Post hoc

..ergo proper hoc? No – forget that: I am not talking about logical fallacies.

I am talking about what happens to photos after you take them.

Here’s what happens after a shoot, quite often:

  1. You shoot.
  2. You get home and look.
  3. You think “Oh, I am not very good”
  4. You think “Oh – I am amazing, actually”
  5. Repeat 3 and 4 a few times
  6. After oscillating a while, you settle down and pick some images to use
  7. You share those, and you are done.

But what you should do is also: look again later. You increasingly see your images as what they are, not as “what you were doing when you shot them”. This is why you use Lightroom, and this is why it is useful to go back and review your work – even years later.

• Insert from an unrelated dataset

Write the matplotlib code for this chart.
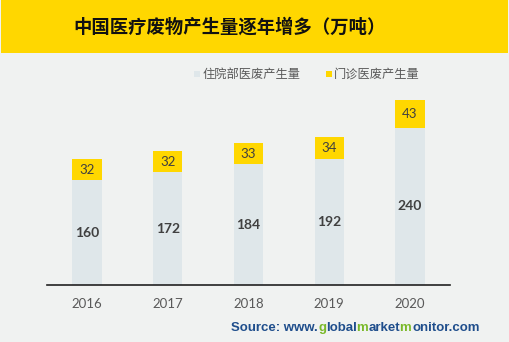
import matplotlib
matplotlib.use("Agg")
import matplotlib.pyplot as plt
from matplotlib.patches import Rectangle
from matplotlib.font_manager import FontProperties, findfont, get_font
from matplotlib import _text_helpers

# ==========================
# Data
# ==========================
years = ["2016", "2017", "2018", "2019", "2020"]
inpatient = [160, 172, 184, 192, 240]
outpatient = [32, 32, 33, 34, 43]

title = "中国医疗废物产生量逐年增多（万吨）"
legend_labels = ["住院部医废产生量", "门诊医废产生量"]
source_parts = ["Source: www.", "g", "lobal", "m", "arket", "m", "onitor.com"]

BG = "#F0F2F1"
GRAY_BAR = "#DFE7EA"
YELLOW = "#FFD700"
CJK = ["Noto Sans CJK SC", "DejaVu Sans"]
DPI = 100

fig = plt.figure(figsize=(5.10, 3.42), dpi=DPI, facecolor=BG)

# title band
fig.patches.append(Rectangle((1 / 510, 1 - 53 / 342), 507 / 510, 53 / 342,
                             transform=fig.transFigure, facecolor=YELLOW,
                             edgecolor="none", zorder=0))
fig.text(230 / 510, 1 - 27 / 342, title, family=CJK, fontsize=13.2,
         fontweight="heavy", color="#111111", ha="center", va="center")

# ==========================
# Bars
# ==========================
ax = fig.add_axes([47 / 510, (342 - 285) / 342, 403 / 510, 225 / 342])
ax.set_facecolor(BG)
x = range(len(years))
width = 0.36
ax.bar(x, inpatient, width=width, color=GRAY_BAR, zorder=2)
ax.bar(x, outpatient, width=width, bottom=inpatient, color=YELLOW, zorder=2)

for i in x:
    ax.text(i, inpatient[i] / 2, str(inpatient[i]), ha="center", va="center",
            family="Lato", fontweight="bold", fontsize=10, color="#404040")
    ax.text(i, inpatient[i] + outpatient[i] / 2, str(outpatient[i]),
            ha="center", va="center", family="Lato", fontsize=9.5,
            color="#404040")

ax.set_xlim(-0.495, 4.495)
ax.set_ylim(0, 343.5)
ax.set_xticks(list(x))
ax.set_xticklabels(years, family="Lato", fontsize=9.5, color="#595959")
ax.tick_params(axis="x", length=0, pad=9)
ax.set_yticks([])
for side in ["top", "right", "left"]:
    ax.spines[side].set_visible(False)
ax.spines["bottom"].set_color("#222222")
ax.spines["bottom"].set_linewidth(1.2)
ax.spines["bottom"].set_zorder(3)

# legend
fig.patches.append(Rectangle((194 / 510, 1 - 77 / 342), 6 / 510, 6 / 342,
                             transform=fig.transFigure, facecolor=GRAY_BAR,
                             edgecolor="none"))
fig.text(203 / 510, 1 - 74 / 342, legend_labels[0], family=CJK, fontsize=8.8,
         color="#595959", va="center")
fig.patches.append(Rectangle((326 / 510, 1 - 77 / 342), 6 / 510, 6 / 342,
                             transform=fig.transFigure, facecolor=YELLOW,
                             edgecolor="none"))
fig.text(334 / 510, 1 - 74 / 342, legend_labels[1], family=CJK, fontsize=8.8,
         color="#595959", va="center")

# ==========================
# Source line (blue text, some letters green)
# ==========================
blue = "#1F4E8C"
green = "#7AB929"
src_size = 9.5
prop = FontProperties(family="Liberation Sans", weight="bold", size=src_size)
font = get_font(findfont(prop))
font.set_size(src_size, DPI)

full_text = "".join(source_parts)
# pen position of every character in the full string (pixels)
xpos = [item.x for item in _text_helpers.layout(full_text, font)]
last = font.load_char(ord(full_text[-1]))
total_w = xpos[-1] + last.linearHoriAdvance / 65536

x_left = 480 - total_w
y_base = 1 - 331 / 342
k = 0
for n, part in enumerate(source_parts):
    # pieces starting with "m" render ~1px right of their pen position
    nudge = -1 if part.startswith("m") else 0
    fig.text((x_left + xpos[k] + nudge) / 510, y_base, part,
             fontproperties=prop, color=green if n % 2 == 1 else blue,
             ha="left", va="baseline")
    k += len(part)

fig.savefig("out.png", dpi=DPI, facecolor=BG)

For example, three years ago, I shot an event with showman/radio person JT Foxx (brother of a then friend of mine) on a visit to Toronto. At the time, the event pics were good, but he did not like the portraits – and indeed, he had not had the best night before, and the light wasn’t great, and I had no off-camera flashes, and so on. So – I got some snaps, but I was not terribly happy with them either.

Until I just changed upon them again – three years later. I think, now, that this is actually a very good portrait, showing his personality:

(95mm, 1/125th sec at f/2.8, 800 ISO, bounced flash).

So I got a portrait out of this shoot, three and a half years after the shoot. And that is my point – look again at your images. Try a different crop (or, as in this case. sepia instead of colour). Have a new eye – and even years after a shoot you will discover gems that you did not know where there. Your image library is a mine – and sometimes a gold mine.